The first half of that act, with only the merest hint, through Sebastian Alphons’s lighting, of Easter greenery, resorts to a somewhat conventional rehearsal of Wagner’s stage directions. And Wolfgang Koch, sounding slightly under par, was unable to give specific meaning to his suffering as a bedraggled, lank-hared Amfortas. With the action never having been allowed too fully take root, the final redemption amounted simply to a further clearing of the decks, with the set pulled down and whisked away. We are left with an emptiness both spatial and conceptual.

Andreas Schager (Parsifal) in Klingsor's magic garden (Photo © Hans Jörg Michel)
Part of the sense of dissatisfaction here might also have been down to Kent Nagano’s conducting. The orchestral playing had some wobbles, but I enjoyed his streamlined but largely persuasive account of the first two acts—are the conductor’s plans for a period-instrument Ring with Concerto Köln already affecting his approach? The third act, however, felt almost evasive in its swiftness. The winding lines of the Prelude came across as dogged, while elsewhere things remained somewhat earthbound, without conjuring up enough of sense of anything, however difficult to define, being at stake.

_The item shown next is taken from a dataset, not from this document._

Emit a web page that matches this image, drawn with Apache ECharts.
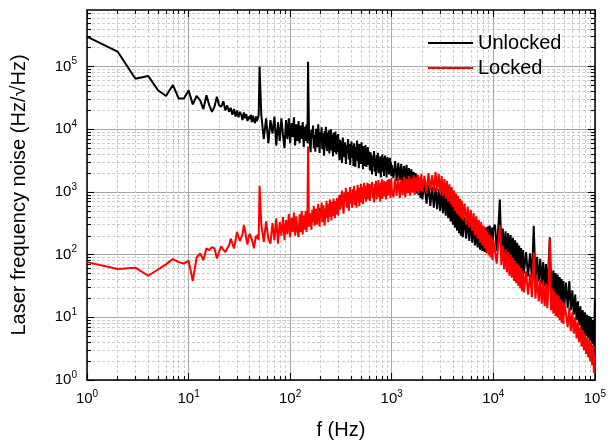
<!DOCTYPE html>
<html><head><meta charset="utf-8">
<script src="https://cdn.jsdelivr.net/npm/echarts@6/dist/echarts.min.js"></script>
<style>html,body{margin:0;padding:0;background:#fff}#c{width:609px;height:445px}</style>
</head><body><div id="c"></div>
<script>
// ---- data (frequency in Hz, noise in Hz/sqrt(Hz)) ----
const fA = [1,2,3,4,5,6,7,8,9,10,11,12,13,14,15,16,17,18,19,20,21,22,23,24,25,26,27,28,29,30,31,32,33,34,35,36,37,38,39,40,41,42,43,44,45,46,47,48,49,50];
const uA = [300000,174000,64000,71000,42000,34000,51000,31000,31000,42000,25000,34000,29000,21000,35000,24000,19000,23000,33000,24000,23000,28000,20000,24000,19000,22000,17000,21000,16000,20000,15500,19000,17000,14000,18500,15000,17500,13500,16000,14500,17000,13000,16500,14000,12500,16000,13500,15000,17000,100000];
const lA = [76,59,62,46,58,70,85,76,72,80,38,90,105,82,126,118,132,126,87,112,135,120,110,125,140,180,150,126,170,230,190,165,160,210,295,240,180,145,190,215,230,175,150,126,160,200,180,210,170,1260];

const fB = [52,55,58,61,64,67,70,73,76,79,82,85,88,91,94,97,100,103,106,109,112,115,118,121,124,127,130,133,136,139,142,145,148,150];
const uB = [17000,7000,15000,6000,14000,8500,16000,5500,13000,6500,15000,8000,5000,14000,7000,15000,6000,12500,7500,15500,5500,12000,6500,13500,6000,11500,7000,13000,5200,11000,6500,12000,6000,120000];
const lB = [300,160,340,180,150,320,170,380,150,330,200,400,170,360,210,450,190,390,230,470,200,410,240,190,440,230,500,210,420,250,500,230,430,5300];

const fC = [153,156,159,162,165,168,171,174,177,180,183,186,189,192,195,198,201,204,207,210,213,216,219,222,225,228,231,234,237,240,243,246,249,252,255,258,261,264,267,270,273,276,279,282,285,288,291,294,297,300];
const uC = [10500,6000,4300,9800,7200,11500,5000,8200,4400,10200,6800,5200,12000,7500,4200,9000,6200,10800,4800,8600,5600,3800,9400,7000,11000,5200,4500,8800,6400,9600,4100,7400,5600,10000,4600,8200,6000,3700,8800,5400,7600,4300,9200,5800,4000,8000,6600,4400,8400,5600];
const lC = [280,460,350,250,520,330,600,290,410,540,300,470,640,360,280,560,420,680,330,500,610,370,290,540,450,720,380,600,330,650,480,760,400,560,350,700,520,420,780,460,620,380,720,540,440,800,500,650,420,720];

const fD = [306,312,318,324,330,336,342,348,354,360,366,372,378,384,390,396,402,408,414,420,426,432,438,444,450,456,462,468,474,480,486,492,498,504,510,516,522,528,534,540,546,552,558,564,570,576,582,588,594,600];
const uD = [3200,6800,4600,2900,7400,5000,3600,6200,2800,5600,4200,7000,3300,5800,2700,4800,6400,3500,5400,2600,6000,3900,2500,5200,4400,6600,3100,4600,2400,5800,3700,5000,2800,6200,3400,4300,2300,5400,3800,4800,2600,5600,3300,2500,4600,3900,5200,2700,4400,3200];
const lD = [900,520,760,1050,600,450,980,700,1150,560,820,1000,500,880,1200,650,940,560,1100,760,1250,620,880,1050,560,960,1300,720,1050,600,1180,840,1350,680,980,1200,640,1100,1400,780,1000,1250,700,1150,900,1400,760,1200,1000,1350];

const fE = [610,620,630,640,650,660,670,680,690,700,710,720,730,740,750,760,770,780,790,800,810,820,830,840,850,860,870,880,890,900,910,920,930,940,950,960,970,980,990,1000];
const uE = [2200,4300,3000,1900,3800,2600,4500,2100,3400,1800,3900,2700,4200,2000,3200,2400,3700,1700,3300,2800,4000,2100,3500,1800,2900,3800,2300,3400,1700,3100,3600,2200,3300,1900,2700,3500,2000,3000,1800,2700];
const lE = [720,1300,950,1450,800,1150,680,1350,1000,1500,760,1200,900,1550,820,1250,700,1400,1050,1600,780,1300,940,1500,850,1200,1450,760,1350,1050,1550,880,1250,1600,960,1400,800,1300,1650,1100];

const fF = [1040,1080,1120,1160,1200,1240,1280,1320,1360,1400,1440,1480,1520,1560,1600,1640,1680,1720,1760,1800,1840,1880,1920,1960,2000];
const uF = [1650,3100,1500,2900,1550,2800,1300,2600,1400,2700,1200,2400,1150,2300,1200,2100,1050,2000,950,1850,900,1700,800,1600,760];
const lF = [820,1600,870,1700,800,1550,900,1750,820,1600,950,1800,870,1650,980,1850,900,1700,1020,1900,950,1750,1050,1950,1000];

const fG = [2100,2200,2300,2400,2500,2600,2700,2800,2900,3000,3100,3200,3300,3400,3500,3600,3700,3800,3900,4000,4100,4200,4300,4400,4500,4600,4700,4800,4900,5000];
const uG = [1400,650,1300,600,1200,560,1150,530,1100,500,1050,460,980,420,900,380,820,340,740,300,650,270,580,240,520,220,480,200,450,190];
const lG = [1800,950,2000,1050,1850,1000,2100,1050,1950,950,1800,860,1600,780,1500,700,1320,640,1200,570,1050,500,940,450,860,420,770,380,720,350];

const fH = [5200,5400,5600,5800,6000,6200,6400,6600,6800,7000,7200,7400,7600,7800,8000,8200,8400,8600,8800,9000,9200,9400,9600,9800,10000];
const uH = [400,180,380,165,350,155,340,140,320,130,300,120,290,115,280,110,270,105,280,110,290,105,270,110,260];
const lH = [650,300,580,270,520,240,460,200,410,180,360,155,330,140,290,125,260,108,230,98,210,90,195,82,175];

const fI = [10400,10800,11200,11600,12000,12400,12800,13200,13600,14000,14400,14800,15200,15600,16000,16400,16800,17200,17600,18000,18400,18800,19200,19600,20000];
const uI = [300,115,270,760,120,260,100,235,95,220,88,205,82,185,78,170,70,155,66,140,60,128,55,118,50];
const lI = [170,72,150,290,68,140,58,122,52,110,46,100,43,88,38,80,35,73,32,67,29,61,26,56,25];

const fJ = [21000,22000,23000,24000,25000,26000,27000,28000,29000,30000,31000,32000,33000,34000,35000,36000,37000,38000,39000,40000,41000,42000,43000,44000,45000,46000,47000,48000,49000,50000];
const uJ = [110,45,105,42,290,40,92,37,86,34,76,31,71,29,67,190,41,25,56,23,51,21,48,20,44,18,41,16,38,15];
const lJ = [54,23,49,21,110,20,44,18,40,16.5,37,15,34,14,32,180,13,29,11.5,26,10.5,23,10,22,9,19.5,8.2,18,7.8,17];

const fK = [52000,54000,56000,58000,60000,62000,64000,66000,68000,70000,72000,74000,76000,78000,80000,82000,84000,86000,88000,90000,92000,94000,96000,98000,100000];
const uK = [36,14,38,13,27,11,23,9,18,7.5,15,6.2,13,5.4,12,5,11,4.6,10.5,4.2,9.8,3.8,9,3.4,19];
const lK = [11,7,14,6,12,5.5,10,4.6,8.5,4,7,3.4,6.2,3,5.5,2.6,4.8,2.3,4.4,2,4,1.7,3.6,1.3,2.5];

const seriesNames = ['Unlocked', 'Locked'];
const xTicks = [1,10,100,1000,10000,100000];
const yTicks = [1,10,100,1000,10000,100000];

// ---- build ----
const freq = [].concat(fA,fB,fC,fD,fE,fF,fG,fH,fI,fJ,fK);
const unlocked = [].concat(uA,uB,uC,uD,uE,uF,uG,uH,uI,uJ,uK);
const locked = [].concat(lA,lB,lC,lD,lE,lF,lG,lH,lI,lJ,lK);
const pairs = (vals) => freq.map((f,i) => [f, vals[i]]);

const xMinor = [], yMinor = [];
for (let d = 0; d < 5; d++) for (let m = 2; m <= 9; m++) { xMinor.push(m*Math.pow(10,d)); yMinor.push(m*Math.pow(10,d)); }
for (let m = 2; m <= 7; m++) yMinor.push(m*1e5);

const FONT = '"Liberation Sans", Arial, Helvetica, sans-serif';
const fmt = v => '{b|10}{s|' + Math.round(Math.log10(v)) + '}';
const rich = {
  b: {fontFamily: FONT, fontSize: 15, color: '#000', lineHeight: 20},
  s: {fontFamily: FONT, fontSize: 10, color: '#000', lineHeight: 11, verticalAlign: 'top'}
};
const XMIN = 1, XMAX = 100000, YMIN = 1, YMAX = 800000;
const majorGrid = {show: true, lineStyle: {color: '#a8a8a8', width: 1}};
const minorGrid = {show: true, lineStyle: {color: '#cdcdcd', width: 1, type: [3, 2]}};
const frame = {show: true, onZero: false, lineStyle: {color: '#000', width: 1.5}};
const noLine = {show: false};
const tk = (vals, len) => ({show: true, inside: true, length: len, customValues: vals, lineStyle: {color: '#000', width: 1.1}});

function xAx(pos, ticks, len, line, label, split, extra) {
  return Object.assign({type: 'log', logBase: 10, min: XMIN, max: XMAX, position: pos,
    axisLine: line, axisTick: tk(ticks, len), axisLabel: label, splitLine: split}, extra || {});
}
function yAx(pos, ticks, len, line, label, split, extra) {
  return Object.assign({type: 'log', logBase: 10, min: YMIN, max: YMAX, position: pos,
    axisLine: line, axisTick: tk(ticks, len), axisLabel: label, splitLine: split}, extra || {});
}
const off = {show: false};

const chart = echarts.init(document.getElementById('c'), null, {renderer: 'canvas'});
chart.setOption({
  animation: false,
  backgroundColor: '#fff',
  grid: {left: 87, right: 12, top: 10, bottom: 62, containLabel: false},
  legend: {
    data: seriesNames, orient: 'vertical', left: 428, top: 32, padding: 0,
    icon: 'rect', itemWidth: 45, itemHeight: 2, itemGap: 3, selectedMode: false,
    textStyle: {fontFamily: FONT, fontSize: 20, color: '#000', lineHeight: 22}
  },
  xAxis: [
    xAx('bottom', xTicks, 7, frame,
      {show: true, customValues: xTicks, margin: 9, formatter: fmt, rich: rich}, majorGrid,
      {name: 'f (Hz)', nameLocation: 'middle', nameGap: 40,
       nameTextStyle: {fontFamily: FONT, fontSize: 20, color: '#000'}}),
    xAx('bottom', xMinor, 4, noLine, off, minorGrid),
    xAx('top', xTicks, 7, frame, off, off),
    xAx('top', xMinor, 4, noLine, off, off)
  ],
  yAxis: [
    yAx('left', yTicks, 7, frame,
      {show: true, customValues: yTicks, margin: 10, formatter: fmt, rich: rich}, majorGrid,
      {name: 'Laser frequency noise (Hz/\u221AHz)', nameLocation: 'middle', nameGap: 58,
       nameTextStyle: {fontFamily: FONT, fontSize: 20, color: '#000'}}),
    yAx('left', yMinor, 4, noLine, off, minorGrid),
    yAx('right', yTicks, 7, frame, off, off),
    yAx('right', yMinor, 4, noLine, off, off)
  ],
  series: [
    {name: seriesNames[0], type: 'line', data: pairs(unlocked), showSymbol: false, symbol: 'none',
     color: '#000', lineStyle: {color: '#000', width: 2}, z: 3},
    {name: seriesNames[1], type: 'line', data: pairs(locked), showSymbol: false, symbol: 'none',
     color: '#ff0000', lineStyle: {color: '#ff0000', width: 2}, z: 4}
  ]
});
</script>
</body></html>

None of this helped the cast, either. Kwangchul Youn’s Gurnemanz provided superbly resonant and authoritative foundation for the drama, but  was left unable, in the circumstances, to plumb the depths in Act 3, or really to make much of the text. 

Andreas Schager (Parsifal) at the close of Act 3 (Photo © Hans Jörg Michel)
Andreas Schager’s Parsifal, dressed in asymmetric black-and-white, sang powerfully and acted, as usual, with total commitment, but both he and Claudia Mahnke’s impressive Kundry (rich in the lower register, seductive in the middle if stretched at the top) struggled to convey their passions and sufferings through the make-up and, in Mahnke’s case, industrial dreadlocks.

In a statement in the programme, Freyer talks, apparently unironically, of being obliged to save the essential works of our time from the mistakes of interpretation. That represents quite a lofty stance, and what he’s offered has its own special beauty and conviction. It doesn’t, however, really offer the compelling alternative he seems to be after.